STATED PROBLEM: Transcribe the material in full. Nothing should differ except that the pictures are left out.

— START AVAILABLE DATA —

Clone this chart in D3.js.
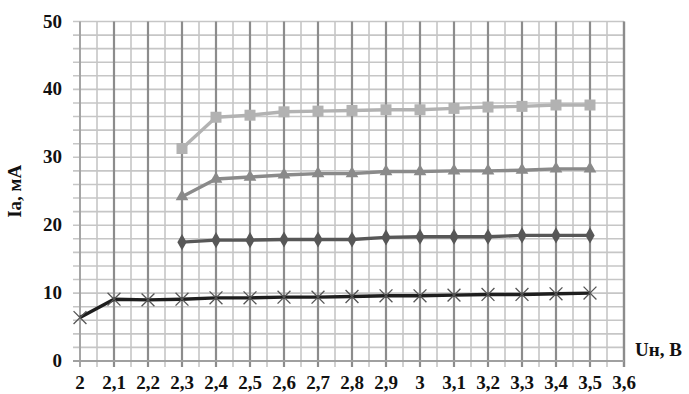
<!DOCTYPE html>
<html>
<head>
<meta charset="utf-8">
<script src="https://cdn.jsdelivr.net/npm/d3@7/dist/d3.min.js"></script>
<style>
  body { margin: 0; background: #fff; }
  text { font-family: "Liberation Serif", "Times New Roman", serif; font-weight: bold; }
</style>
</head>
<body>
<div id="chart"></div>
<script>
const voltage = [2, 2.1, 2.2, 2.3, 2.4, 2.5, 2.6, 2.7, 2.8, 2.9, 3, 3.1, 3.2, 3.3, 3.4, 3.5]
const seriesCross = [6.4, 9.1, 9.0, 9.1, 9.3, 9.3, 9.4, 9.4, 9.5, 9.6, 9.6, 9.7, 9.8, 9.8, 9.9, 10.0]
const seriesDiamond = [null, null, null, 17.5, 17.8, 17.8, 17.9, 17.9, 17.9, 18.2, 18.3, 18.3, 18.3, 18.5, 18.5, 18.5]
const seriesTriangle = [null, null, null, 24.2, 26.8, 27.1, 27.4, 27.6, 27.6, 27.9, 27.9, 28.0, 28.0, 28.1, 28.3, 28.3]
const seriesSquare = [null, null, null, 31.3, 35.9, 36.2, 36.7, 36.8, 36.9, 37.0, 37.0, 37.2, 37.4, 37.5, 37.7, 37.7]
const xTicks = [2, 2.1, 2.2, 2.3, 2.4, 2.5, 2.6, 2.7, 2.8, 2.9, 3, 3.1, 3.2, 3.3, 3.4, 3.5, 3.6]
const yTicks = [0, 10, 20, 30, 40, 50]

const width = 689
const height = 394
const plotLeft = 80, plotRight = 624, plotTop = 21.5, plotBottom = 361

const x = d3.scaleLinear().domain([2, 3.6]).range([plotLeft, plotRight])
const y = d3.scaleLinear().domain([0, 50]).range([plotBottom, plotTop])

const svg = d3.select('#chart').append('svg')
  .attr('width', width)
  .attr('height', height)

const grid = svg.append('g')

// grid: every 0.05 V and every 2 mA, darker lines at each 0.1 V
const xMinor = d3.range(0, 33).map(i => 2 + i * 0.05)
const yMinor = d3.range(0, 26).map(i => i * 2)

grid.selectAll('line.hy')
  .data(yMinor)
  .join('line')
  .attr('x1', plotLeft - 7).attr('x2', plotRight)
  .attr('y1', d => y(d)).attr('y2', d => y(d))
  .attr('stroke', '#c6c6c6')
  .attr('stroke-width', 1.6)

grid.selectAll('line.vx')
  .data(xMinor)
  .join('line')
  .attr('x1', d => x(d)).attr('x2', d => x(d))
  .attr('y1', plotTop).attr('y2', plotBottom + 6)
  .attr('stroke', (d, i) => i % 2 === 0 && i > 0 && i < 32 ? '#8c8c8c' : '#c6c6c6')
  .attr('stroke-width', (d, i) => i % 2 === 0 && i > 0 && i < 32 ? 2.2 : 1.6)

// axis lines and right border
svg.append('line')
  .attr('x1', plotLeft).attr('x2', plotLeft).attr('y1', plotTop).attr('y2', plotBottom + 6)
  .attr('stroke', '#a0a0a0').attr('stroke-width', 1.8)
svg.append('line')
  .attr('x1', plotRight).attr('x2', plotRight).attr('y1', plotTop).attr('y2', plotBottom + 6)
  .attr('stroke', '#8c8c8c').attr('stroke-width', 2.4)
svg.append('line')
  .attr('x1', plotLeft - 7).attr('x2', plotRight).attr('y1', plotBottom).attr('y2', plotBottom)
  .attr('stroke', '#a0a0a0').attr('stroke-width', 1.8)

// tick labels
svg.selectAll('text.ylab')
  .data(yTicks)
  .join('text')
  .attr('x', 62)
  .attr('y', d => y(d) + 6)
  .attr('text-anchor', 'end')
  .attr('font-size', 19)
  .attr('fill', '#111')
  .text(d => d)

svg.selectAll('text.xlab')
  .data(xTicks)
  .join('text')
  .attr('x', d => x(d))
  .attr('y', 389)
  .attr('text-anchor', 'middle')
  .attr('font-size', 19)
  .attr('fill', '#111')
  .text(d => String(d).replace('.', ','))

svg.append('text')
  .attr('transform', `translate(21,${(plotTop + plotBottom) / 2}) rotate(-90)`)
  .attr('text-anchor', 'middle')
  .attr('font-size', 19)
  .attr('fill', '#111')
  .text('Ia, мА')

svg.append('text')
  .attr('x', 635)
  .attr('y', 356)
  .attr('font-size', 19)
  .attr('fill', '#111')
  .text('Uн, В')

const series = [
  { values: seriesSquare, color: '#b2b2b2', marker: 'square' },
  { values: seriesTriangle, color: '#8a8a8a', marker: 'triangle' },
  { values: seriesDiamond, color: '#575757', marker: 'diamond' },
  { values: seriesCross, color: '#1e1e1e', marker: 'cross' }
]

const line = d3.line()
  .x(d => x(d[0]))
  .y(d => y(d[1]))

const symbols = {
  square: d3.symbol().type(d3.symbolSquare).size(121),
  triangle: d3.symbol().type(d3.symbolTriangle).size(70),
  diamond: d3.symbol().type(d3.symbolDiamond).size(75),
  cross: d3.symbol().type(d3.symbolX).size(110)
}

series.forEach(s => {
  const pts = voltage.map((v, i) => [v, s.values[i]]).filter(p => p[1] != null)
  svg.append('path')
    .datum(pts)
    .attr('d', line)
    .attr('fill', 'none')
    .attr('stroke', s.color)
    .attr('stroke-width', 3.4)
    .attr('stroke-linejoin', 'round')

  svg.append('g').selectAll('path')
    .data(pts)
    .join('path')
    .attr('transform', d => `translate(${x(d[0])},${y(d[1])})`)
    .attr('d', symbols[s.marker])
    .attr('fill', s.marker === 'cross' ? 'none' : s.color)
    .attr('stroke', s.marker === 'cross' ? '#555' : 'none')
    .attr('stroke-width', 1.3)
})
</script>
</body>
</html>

— END AVAILABLE DATA —

EXERCISE SOLUTION:
Clone this chart in D3.js.
<!DOCTYPE html>
<html>
<head>
<meta charset="utf-8">
<script src="https://cdn.jsdelivr.net/npm/d3@7/dist/d3.min.js"></script>
<style>
  body { margin: 0; background: #fff; }
  text { font-family: "Liberation Serif", "Times New Roman", serif; font-weight: bold; }
</style>
</head>
<body>
<div id="chart"></div>
<script>
const voltage = [2, 2.1, 2.2, 2.3, 2.4, 2.5, 2.6, 2.7, 2.8, 2.9, 3, 3.1, 3.2, 3.3, 3.4, 3.5]
const seriesCross = [6.4, 9.1, 9.0, 9.1, 9.3, 9.3, 9.4, 9.4, 9.5, 9.6, 9.6, 9.7, 9.8, 9.8, 9.9, 10.0]
const seriesDiamond = [null, null, null, 17.5, 17.8, 17.8, 17.9, 17.9, 17.9, 18.2, 18.3, 18.3, 18.3, 18.5, 18.5, 18.5]
const seriesTriangle = [null, null, null, 24.2, 26.8, 27.1, 27.4, 27.6, 27.6, 27.9, 27.9, 28.0, 28.0, 28.1, 28.3, 28.3]
const seriesSquare = [null, null, null, 31.3, 35.9, 36.2, 36.7, 36.8, 36.9, 37.0, 37.0, 37.2, 37.4, 37.5, 37.7, 37.7]
const xTicks = [2, 2.1, 2.2, 2.3, 2.4, 2.5, 2.6, 2.7, 2.8, 2.9, 3, 3.1, 3.2, 3.3, 3.4, 3.5, 3.6]
const yTicks = [0, 10, 20, 30, 40, 50]

const width = 689
const height = 394
const plotLeft = 80, plotRight = 624, plotTop = 21.5, plotBottom = 361

const x = d3.scaleLinear().domain([2, 3.6]).range([plotLeft, plotRight])
const y = d3.scaleLinear().domain([0, 50]).range([plotBottom, plotTop])

const svg = d3.select('#chart').append('svg')
  .attr('width', width)
  .attr('height', height)

const grid = svg.append('g')

// grid: every 0.05 V and every 2 mA, darker lines at each 0.1 V
const xMinor = d3.range(0, 33).map(i => 2 + i * 0.05)
const yMinor = d3.range(0, 26).map(i => i * 2)

grid.selectAll('line.hy')
  .data(yMinor)
  .join('line')
  .attr('x1', plotLeft - 7).attr('x2', plotRight)
  .attr('y1', d => y(d)).attr('y2', d => y(d))
  .attr('stroke', '#c6c6c6')
  .attr('stroke-width', 1.6)

grid.selectAll('line.vx')
  .data(xMinor)
  .join('line')
  .attr('x1', d => x(d)).attr('x2', d => x(d))
  .attr('y1', plotTop).attr('y2', plotBottom + 6)
  .attr('stroke', (d, i) => i % 2 === 0 && i > 0 && i < 32 ? '#8c8c8c' : '#c6c6c6')
  .attr('stroke-width', (d, i) => i % 2 === 0 && i > 0 && i < 32 ? 2.2 : 1.6)

// axis lines and right border
svg.append('line')
  .attr('x1', plotLeft).attr('x2', plotLeft).attr('y1', plotTop).attr('y2', plotBottom + 6)
  .attr('stroke', '#a0a0a0').attr('stroke-width', 1.8)
svg.append('line')
  .attr('x1', plotRight).attr('x2', plotRight).attr('y1', plotTop).attr('y2', plotBottom + 6)
  .attr('stroke', '#8c8c8c').attr('stroke-width', 2.4)
svg.append('line')
  .attr('x1', plotLeft - 7).attr('x2', plotRight).attr('y1', plotBottom).attr('y2', plotBottom)
  .attr('stroke', '#a0a0a0').attr('stroke-width', 1.8)

// tick labels
svg.selectAll('text.ylab')
  .data(yTicks)
  .join('text')
  .attr('x', 62)
  .attr('y', d => y(d) + 6)
  .attr('text-anchor', 'end')
  .attr('font-size', 19)
  .attr('fill', '#111')
  .text(d => d)

svg.selectAll('text.xlab')
  .data(xTicks)
  .join('text')
  .attr('x', d => x(d))
  .attr('y', 389)
  .attr('text-anchor', 'middle')
  .attr('font-size', 19)
  .attr('fill', '#111')
  .text(d => String(d).replace('.', ','))

svg.append('text')
  .attr('transform', `translate(21,${(plotTop + plotBottom) / 2}) rotate(-90)`)
  .attr('text-anchor', 'middle')
  .attr('font-size', 19)
  .attr('fill', '#111')
  .text('Ia, мА')

svg.append('text')
  .attr('x', 635)
  .attr('y', 356)
  .attr('font-size', 19)
  .attr('fill', '#111')
  .text('Uн, В')

const series = [
  { values: seriesSquare, color: '#b2b2b2', marker: 'square' },
  { values: seriesTriangle, color: '#8a8a8a', marker: 'triangle' },
  { values: seriesDiamond, color: '#575757', marker: 'diamond' },
  { values: seriesCross, color: '#1e1e1e', marker: 'cross' }
]

const line = d3.line()
  .x(d => x(d[0]))
  .y(d => y(d[1]))

const symbols = {
  square: d3.symbol().type(d3.symbolSquare).size(121),
  triangle: d3.symbol().type(d3.symbolTriangle).size(70),
  diamond: d3.symbol().type(d3.symbolDiamond).size(75),
  cross: d3.symbol().type(d3.symbolX).size(110)
}

series.forEach(s => {
  const pts = voltage.map((v, i) => [v, s.values[i]]).filter(p => p[1] != null)
  svg.append('path')
    .datum(pts)
    .attr('d', line)
    .attr('fill', 'none')
    .attr('stroke', s.color)
    .attr('stroke-width', 3.4)
    .attr('stroke-linejoin', 'round')

  svg.append('g').selectAll('path')
    .data(pts)
    .join('path')
    .attr('transform', d => `translate(${x(d[0])},${y(d[1])})`)
    .attr('d', symbols[s.marker])
    .attr('fill', s.marker === 'cross' ? 'none' : s.color)
    .attr('stroke', s.marker === 'cross' ? '#555' : 'none')
    .attr('stroke-width', 1.3)
})
</script>
</body>
</html>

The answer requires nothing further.